City of Corbin v. Roaden

PALMORE, Judge.

This action was brought against the City of Corbin and the members of its governing body to contest the annexation of certain territory in Whitley County contiguous to the city. The defendants appeal from a judgment of the Whitley Circuit Court holding the annexation invalid for failure of the city to comply with the requirements of KRS 81.195.

KRS 81.195 was enacted in 1954 (c. 109, Acts of 1954). It applies only to cities of the third class located in two or more counties. Corbin is in that category. Briefly, this statute requires that the question of annexation be submitted to the voters residing in the area proposed to be annexed. Admittedly, the city did not comply with this procedure. Its contention is that KRS 81.195 violates §§ 59 and 156 of the Constitution of Kentucky and is void.

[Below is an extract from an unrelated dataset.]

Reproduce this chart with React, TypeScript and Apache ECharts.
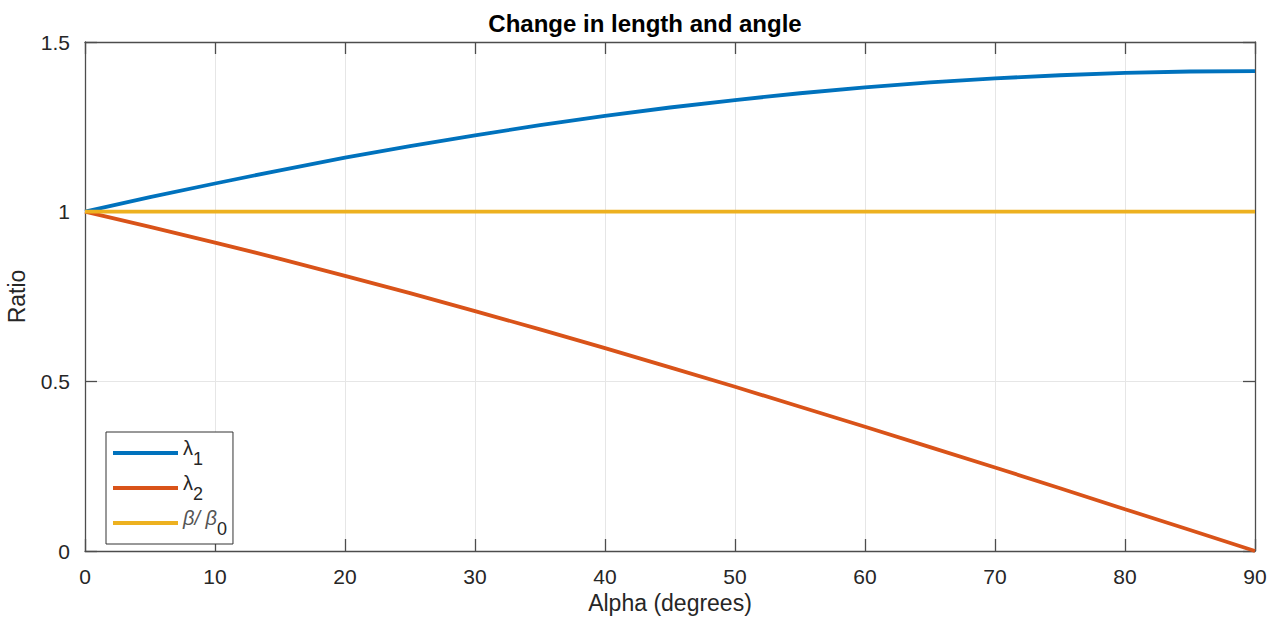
import React, { useEffect, useRef } from "react";
import * as echarts from "echarts";

const alphaDeg = [0, 5, 10, 15, 20, 25, 30, 35, 40, 45, 50, 55, 60, 65, 70, 75, 80, 85, 90];
const lambda1 = [1.0, 1.043, 1.083, 1.122, 1.159, 1.193, 1.225, 1.255, 1.282, 1.307, 1.329, 1.349, 1.366, 1.381, 1.393, 1.402, 1.409, 1.413, 1.414];
const lambda2 = [1.0, 0.955, 0.909, 0.861, 0.811, 0.760, 0.707, 0.653, 0.598, 0.541, 0.484, 0.425, 0.366, 0.306, 0.246, 0.185, 0.123, 0.062, 0.0];
const betaRatio = [1, 1, 1, 1, 1, 1, 1, 1, 1, 1, 1, 1, 1, 1, 1, 1, 1, 1, 1];
const xTicks = [0, 10, 20, 30, 40, 50, 60, 70, 80, 90];
const yTicks = [0, 0.5, 1, 1.5];

const FONT = "Liberation Sans, Arial, Helvetica, sans-serif";
const AXIS_COLOR = "#4d4d4d";
const TEXT_COLOR = "#262626";
const GRID_COLOR = "#e6e6e6";

export default function App() {
  const ref = useRef<HTMLDivElement>(null);
  useEffect(() => {
    document.body.style.margin = "0";
    document.body.style.overflow = "hidden";
    if (!ref.current) return;
    const chart = echarts.init(ref.current, null, { renderer: "svg" });
    const pair = (ys: number[]) => alphaDeg.map((x, i) => [x, ys[i]]);
    const baseX = {
      type: "value" as const,
      min: xTicks[0],
      max: xTicks[xTicks.length - 1],
      interval: 10,
      axisLine: { show: true, onZero: false, lineStyle: { color: AXIS_COLOR, width: 1.3 } },
      axisTick: { show: true, inside: true, length: 12, lineStyle: { color: AXIS_COLOR, width: 1.3 } },
    };
    const baseY = {
      type: "value" as const,
      min: yTicks[0],
      max: yTicks[yTicks.length - 1],
      interval: 0.5,
      axisLine: { show: true, onZero: false, lineStyle: { color: AXIS_COLOR, width: 1.3 } },
      axisTick: { show: true, inside: true, length: 12, lineStyle: { color: AXIS_COLOR, width: 1.3 } },
    };
    const rich = {
      l: { fontFamily: FONT, fontSize: 20, color: TEXT_COLOR, lineHeight: 30, verticalAlign: "top" as const },
      it: { fontFamily: FONT, fontSize: 20, fontStyle: "italic" as const, color: "#555", lineHeight: 30, verticalAlign: "top" as const },
      sub: { fontFamily: FONT, fontSize: 18, color: TEXT_COLOR, lineHeight: 30, verticalAlign: "bottom" as const },
    };
    chart.setOption({
      animation: false,
      backgroundColor: "#ffffff",
      title: {
        text: "Change in length and angle",
        left: 640,
        top: 6,
        textAlign: "center",
        textStyle: { fontFamily: FONT, fontSize: 24, fontWeight: "bold", color: "#000" },
      },
      grid: { left: 85, top: 42, width: 1170, height: 509, containLabel: false, outerBoundsMode: "none" },
      legend: {
        orient: "vertical",
        left: 106,
        top: 432,
        width: 126,
        padding: [6, 6, 6, 7],
        itemGap: 5,
        itemWidth: 65,
        itemHeight: 4,
        icon: "rect",
        borderColor: "#333",
        borderWidth: 1,
        backgroundColor: "#fff",
        data: ["λ1", "λ2", "β/β0"],
        formatter: (name: string) => {
          if (name === "λ1") return "{l|λ}{sub|1}";
          if (name === "λ2") return "{l|λ}{sub|2}";
          return "{it|β/ β}{sub|0}";
        },
        textStyle: { rich, padding: [0, 0, 0, 0] },
      },
      xAxis: [
        {
          ...baseX,
          position: "bottom",
          name: "Alpha (degrees)",
          nameLocation: "middle",
          nameGap: 40,
          nameTextStyle: { fontFamily: FONT, fontSize: 23, color: TEXT_COLOR },
          axisLabel: { fontFamily: FONT, fontSize: 21, color: TEXT_COLOR, margin: 15 },
          splitLine: { show: true, lineStyle: { color: GRID_COLOR, width: 1 } },
        },
        {
          ...baseX,
          position: "top",
          axisLabel: { show: false },
          splitLine: { show: false },
        },
      ],
      yAxis: [
        {
          ...baseY,
          position: "left",
          name: "Ratio",
          nameLocation: "middle",
          nameGap: 57,
          nameTextStyle: { fontFamily: FONT, fontSize: 23, color: TEXT_COLOR },
          axisLabel: { fontFamily: FONT, fontSize: 21, color: TEXT_COLOR, margin: 15, formatter: (v: number) => String(v) },
          splitLine: { show: true, lineStyle: { color: GRID_COLOR, width: 1 } },
        },
        {
          ...baseY,
          position: "right",
          axisLabel: { show: false },
          splitLine: { show: false },
        },
      ],
      series: [
        {
          name: "λ1",
          type: "line",
          data: pair(lambda1),
          showSymbol: false,
          lineStyle: { color: "#0072BD", width: 3.8 },
          itemStyle: { color: "#0072BD" },
          z: 3,
        },
        {
          name: "λ2",
          type: "line",
          data: pair(lambda2),
          showSymbol: false,
          lineStyle: { color: "#D95319", width: 3.8 },
          itemStyle: { color: "#D95319" },
          z: 3,
        },
        {
          name: "β/β0",
          type: "line",
          data: pair(betaRatio),
          showSymbol: false,
          lineStyle: { color: "#EDB120", width: 3.8 },
          itemStyle: { color: "#EDB120" },
          z: 3,
        },
      ],
    });
    return () => chart.dispose();
  }, []);
  return (
    <div
      ref={ref}
      style={{ position: "fixed", left: 0, top: 0, width: 1277, height: 618 }}
    />
  );
}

The general statute applicable to annexation by cities of the third class is KRS 81.190, first enacted in 1893 (c. 222, § 26, Acts of 1893). It does not permit a referendum by the voters of the affected area, but provides (by reference to KRS 81.110) that its residents and freeholders may petition “the circuit court of the county” and that the decision of the circuit court in such a proceeding shall be final.

*604§ 156 directs that cities within the Commonwealth shall be divided into six classes and provides that the “powers of each class shall be defined * * * by general laws, so that all municipal corporations of the same class shall possess the same powers and be subject to the same restrictions.” (Emphasis added.)

§ 59(29) provides that “where a general law can be made applicable, no special law shall be enacted.”

In holding KRS 81.195 constitutionally valid the learned chancellor accorded much persuasive force to Klein v. City of Louisville, 224 Ky. 624, 6 S.W.2d 1104, 1107 (1928), which upheld an act enabling cities of the first class to construct and maintain bridges across navigable streams so as to connect with adjoining states. But insofar as that case is comparable with this one, all it really held was that if a statute on its face applies equally to all cities of the same class (even though there be but one city in the class) and is without the purview of Const. § 156, the provisions of Const. § 59 do not apply to it.1 See also Dieruf v. Louisville & Jefferson County Board of Health, 304 Ky. 207, 200 S.W.2d 300 (1947). It is immaterial that some cities might be so situated that as a practical matter a general enabling statute does not apply to their particular circumstances. See Bryan v. Voss, 143 Ky. 422, 136 S.W. 884, 886 (1911), and Settle v. Jones, 306 Ky. 9, 206 S.W.2d 59, 61 (1947). In the instant case, KRS 81.195 does not so much as purport to apply equally to all cities of the third class, but is restricted expressly to those located in two or more counties. It conflicts at first blush with the requirement of Const. § 156 that all cities of the same class “shall possess the same powers and be subject to the same restrictions.”

We do not find it necessary to decide whether some compelling physical circumstance peculiar to cities located in two or more counties might give legal support, out of necessity, to a departure from the simple mandate of Const. § 156. Certainly the procedure for annexing territory presents no such necessity. Although KRS 81.190 and 81.110, the general statutes, provide no enlightenment as to which circuit court or courts the remonstrants shall petition in the event the territory proposed to be annexed lies in more than one county, that is a problem of the construction to be given those statutes if and when it arises. The question here is not how they are to be construed, but whether KRS 81.195 is valid. We hold that it is not.

The judgment is reversed and the cause remanded for further proceedings consistent with this opinion.

All concur.

. That is, if it pertains to municipal organization and government. Otherwise, Const. §§ 59 and 60 do apply. See Mannini v. McFarland, 294 Ky. 837, 172 S.W.2d 631 (1943).